**Objective:** Please, without the pictures, retype exactly the lines from the start of the material through the line that holds "import * as d3 from 'd3';".

**Information shown:**
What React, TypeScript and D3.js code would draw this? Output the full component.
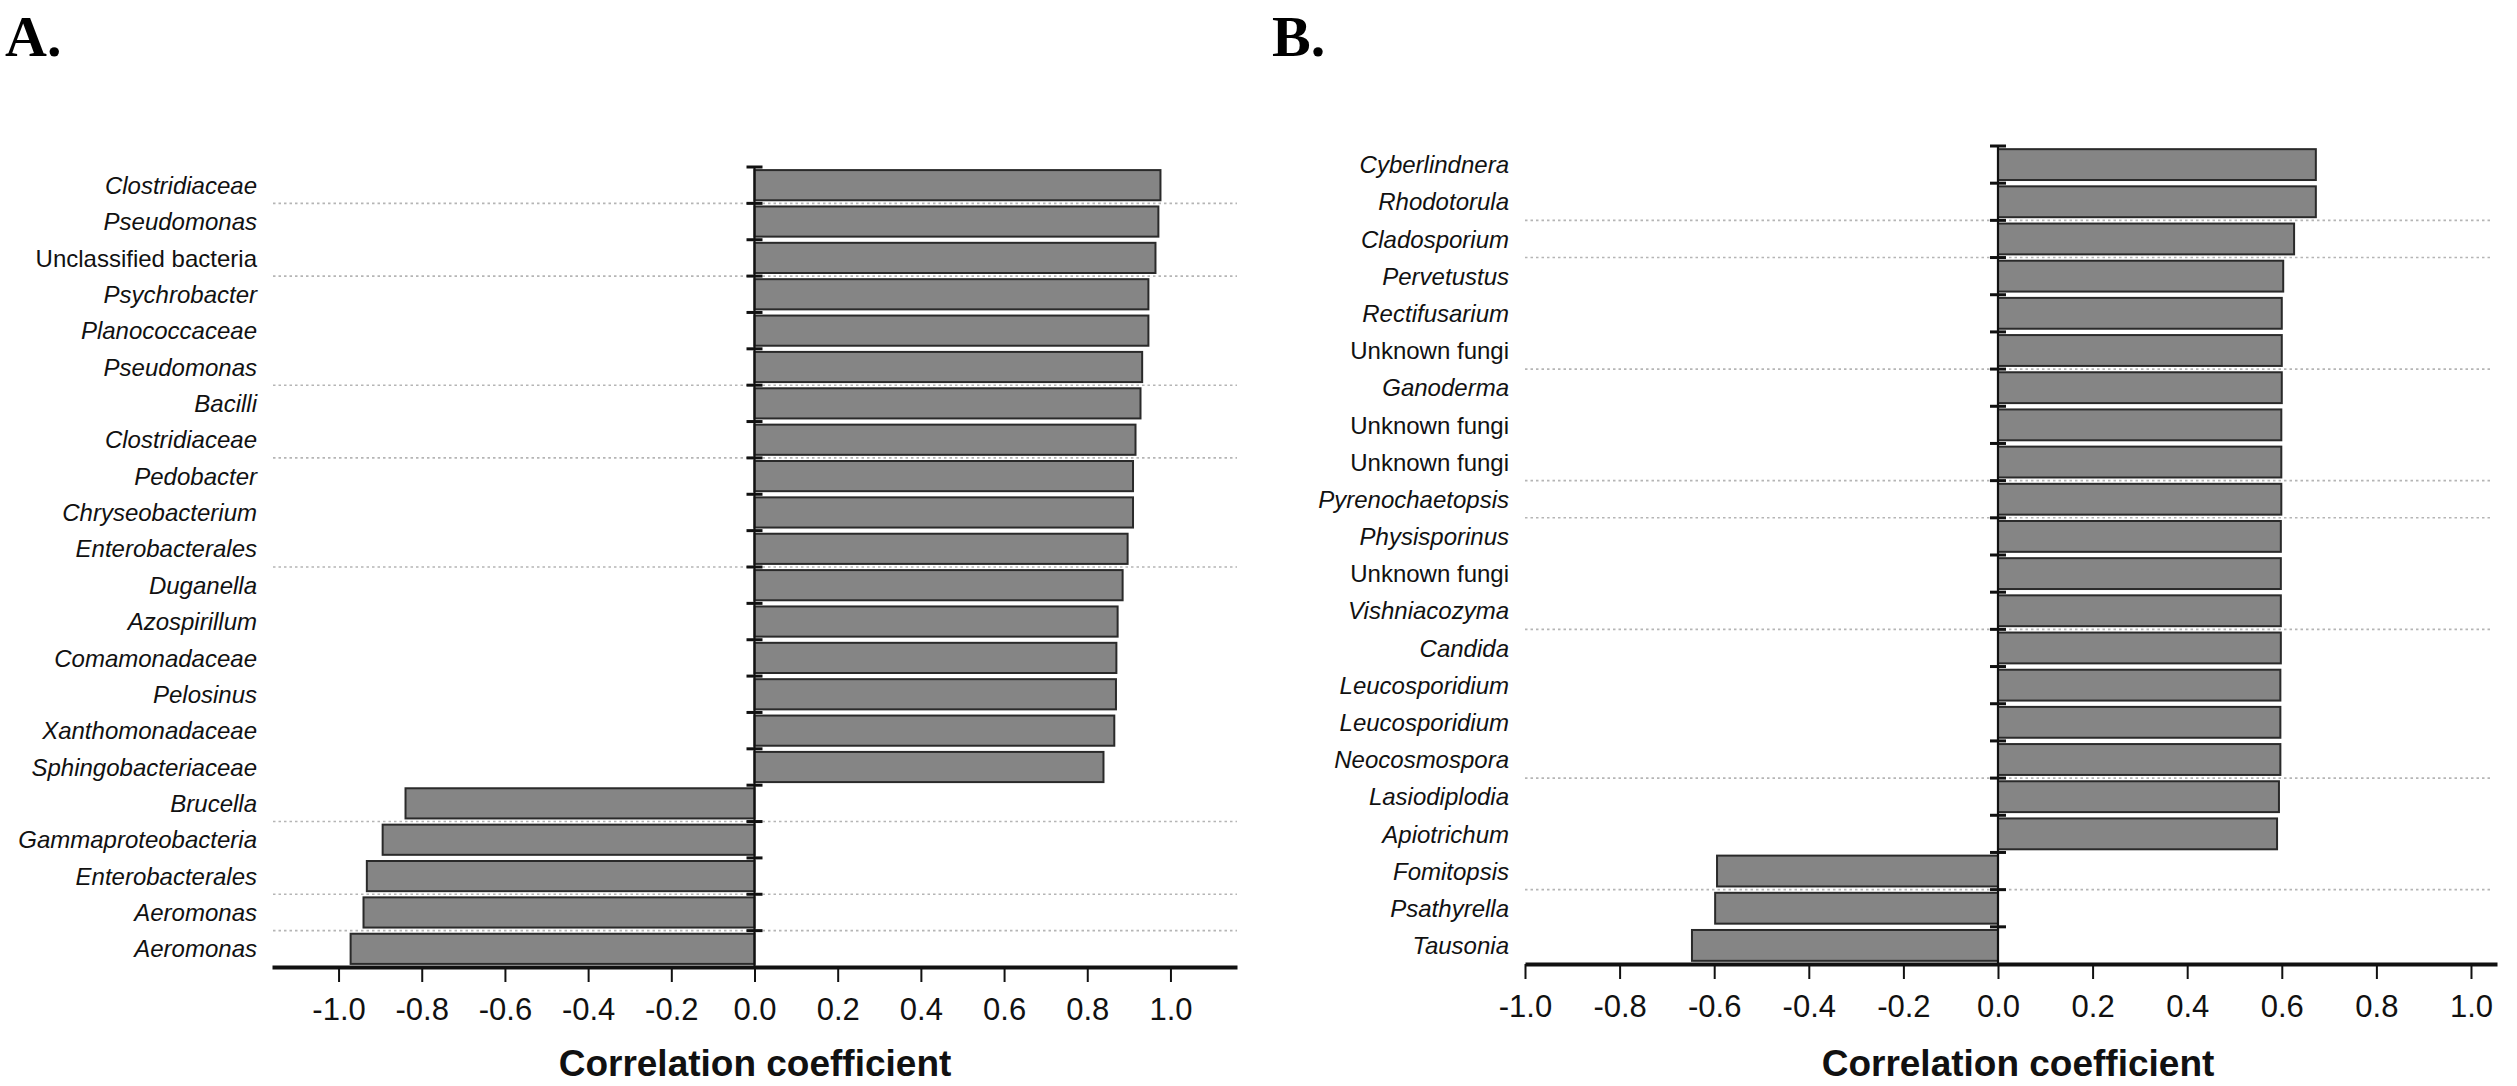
import { useEffect, useRef } from 'react';
import * as d3 from 'd3';

// Panel A: bacteria
const bacteriaTaxa = [
  'Clostridiaceae', 'Pseudomonas', 'Unclassified bacteria', 'Psychrobacter', 'Planococcaceae',
  'Pseudomonas', 'Bacilli', 'Clostridiaceae', 'Pedobacter', 'Chryseobacterium', 'Enterobacterales',
  'Duganella', 'Azospirillum', 'Comamonadaceae', 'Pelosinus', 'Xanthomonadaceae',
  'Sphingobacteriaceae', 'Brucella', 'Gammaproteobacteria', 'Enterobacterales', 'Aeromonas', 'Aeromonas',
];
const bacteriaR = [
  0.976, 0.971, 0.964, 0.947, 0.947, 0.932, 0.928, 0.916, 0.910, 0.910, 0.897,
  0.885, 0.873, 0.870, 0.869, 0.865, 0.839, -0.839, -0.894, -0.932, -0.940, -0.971,
];
// rows after which a dotted guide line is drawn
const bacteriaGuides = [1, 3, 6, 8, 11, 18, 20, 21];

// Panel B: fungi
const fungiTaxa = [
  'Cyberlindnera', 'Rhodotorula', 'Cladosporium', 'Pervetustus', 'Rectifusarium', 'Unknown fungi',
  'Ganoderma', 'Unknown fungi', 'Unknown fungi', 'Pyrenochaetopsis', 'Physisporinus', 'Unknown fungi',
  'Vishniacozyma', 'Candida', 'Leucosporidium', 'Leucosporidium', 'Neocosmospora', 'Lasiodiplodia',
  'Apiotrichum', 'Fomitopsis', 'Psathyrella', 'Tausonia',
];
const fungiR = [
  0.672, 0.672, 0.626, 0.603, 0.600, 0.600, 0.600, 0.599, 0.599, 0.599, 0.598,
  0.598, 0.598, 0.598, 0.597, 0.597, 0.597, 0.594, 0.590, -0.594, -0.598, -0.647,
];
const fungiGuides = [2, 3, 6, 9, 10, 13, 17, 20];

const tickValues = [-1.0, -0.8, -0.6, -0.4, -0.2, 0.0, 0.2, 0.4, 0.6, 0.8, 1.0];

const SANS = '"Liberation Sans", Arial, Helvetica, sans-serif';
const SERIF = '"Liberation Serif", "Times New Roman", serif';

interface PanelOpts {
  taxa: string[];
  values: number[];
  guides: number[];
  xDomain: [number, number];
  xRange: [number, number];
  yRange: [number, number];
  labelX: number;
  guideX: [number, number];
  titleX: number;
  letter: string;
  letterX: number;
}

function drawPanel(svg: d3.Selection<SVGSVGElement, unknown, null, undefined>, o: PanelOpts) {
  const g = svg.append('g');
  const x = d3.scaleLinear().domain(o.xDomain).range(o.xRange);
  const y = d3.scaleBand<number>()
    .domain(o.taxa.map((_, i) => i))
    .range(o.yRange)
    .paddingInner(0.17)
    .paddingOuter(0.085);
  const step = y.step();
  const edge = (k: number) => o.yRange[0] + k * step;
  const axisY = o.yRange[1];

  // dotted guide lines
  g.selectAll('.guide')
    .data(o.guides)
    .enter()
    .append('line')
    .attr('x1', o.guideX[0])
    .attr('x2', o.guideX[1])
    .attr('y1', d => edge(d))
    .attr('y2', d => edge(d))
    .attr('stroke', '#b5b5b5')
    .attr('stroke-width', 1.6)
    .attr('stroke-dasharray', '2.5,3');

  // bars
  g.selectAll('.bar')
    .data(o.values)
    .enter()
    .append('rect')
    .attr('x', d => x(Math.min(0, d)))
    .attr('y', (_, i) => y(i) as number)
    .attr('width', d => Math.abs(x(d) - x(0)))
    .attr('height', y.bandwidth())
    .attr('fill', '#858585')
    .attr('stroke', '#2a2a2a')
    .attr('stroke-width', 2);

  // zero line with ticks at row edges
  g.append('line')
    .attr('x1', x(0)).attr('x2', x(0))
    .attr('y1', o.yRange[0]).attr('y2', axisY)
    .attr('stroke', '#111')
    .attr('stroke-width', 2.2);
  g.selectAll('.ytick')
    .data(d3.range(o.taxa.length))
    .enter()
    .append('line')
    .attr('x1', x(0) - 8)
    .attr('x2', x(0) + 8)
    .attr('y1', d => edge(d))
    .attr('y2', d => edge(d))
    .attr('stroke', '#111')
    .attr('stroke-width', 3);

  // row labels
  g.selectAll('.label')
    .data(o.taxa)
    .enter()
    .append('text')
    .attr('x', o.labelX)
    .attr('y', (_, i) => (y(i) as number) + y.bandwidth() / 2)
    .attr('dy', '0.36em')
    .attr('text-anchor', 'end')
    .style('font-family', SANS)
    .style('font-size', '24px')
    .style('font-style', d => (/^(Unknown|Unclassified)/.test(d) ? 'normal' : 'italic'))
    .attr('fill', '#111')
    .text(d => d);

  // x axis
  const ax = g.append('g')
    .attr('transform', `translate(0,${axisY})`)
    .call(
      d3.axisBottom(x)
        .tickValues(tickValues)
        .tickSize(15)
        .tickSizeOuter(0)
        .tickPadding(16)
        .tickFormat(d => (d as number).toFixed(1))
    );
  ax.attr('font-family', SANS).attr('font-size', 31);
  ax.select('.domain').attr('stroke', '#111').attr('stroke-width', 4);
  ax.selectAll('.tick line').attr('stroke', '#111').attr('stroke-width', 2);
  ax.selectAll('.tick text').attr('fill', '#111');

  g.append('text')
    .attr('x', o.titleX)
    .attr('y', 1076)
    .attr('text-anchor', 'middle')
    .style('font-family', SANS)
    .style('font-size', '37px')
    .style('font-weight', 'bold')
    .attr('fill', '#111')
    .text('Correlation coefficient');

  g.append('text')
    .attr('x', o.letterX)
    .attr('y', 56)
    .style('font-family', SERIF)
    .style('font-size', '58px')
    .style('font-weight', 'bold')
    .attr('fill', '#000')
    .text(o.letter);
}

export default function App() {
  const svgRef = useRef<SVGSVGElement>(null);

  useEffect(() => {
    if (!svgRef.current) return;
    document.body.style.margin = '0';
    const svg = d3.select(svgRef.current);
    svg.selectAll('*').remove();

    drawPanel(svg, {
      taxa: bacteriaTaxa,
      values: bacteriaR,
      guides: bacteriaGuides,
      xDomain: [-1.16, 1.16],
      xRange: [272, 1237],
      yRange: [167, 967],
      labelX: 257,
      guideX: [273, 1237],
      titleX: 755,
      letter: 'A.',
      letterX: 5,
    });

    drawPanel(svg, {
      taxa: fungiTaxa,
      values: fungiR,
      guides: fungiGuides,
      xDomain: [-1.0, 1.055],
      xRange: [1525, 2497],
      yRange: [146, 964],
      labelX: 1509,
      guideX: [1525, 2490],
      titleX: 2018,
      letter: 'B.',
      letterX: 1272,
    });
  }, []);

  return <svg ref={svgRef} width={2517} height={1086} style={{ display: 'block', background: '#fff' }} />;
}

**Answer to the task:**
What React, TypeScript and D3.js code would draw this? Output the full component.
import { useEffect, useRef } from 'react';
import * as d3 from 'd3';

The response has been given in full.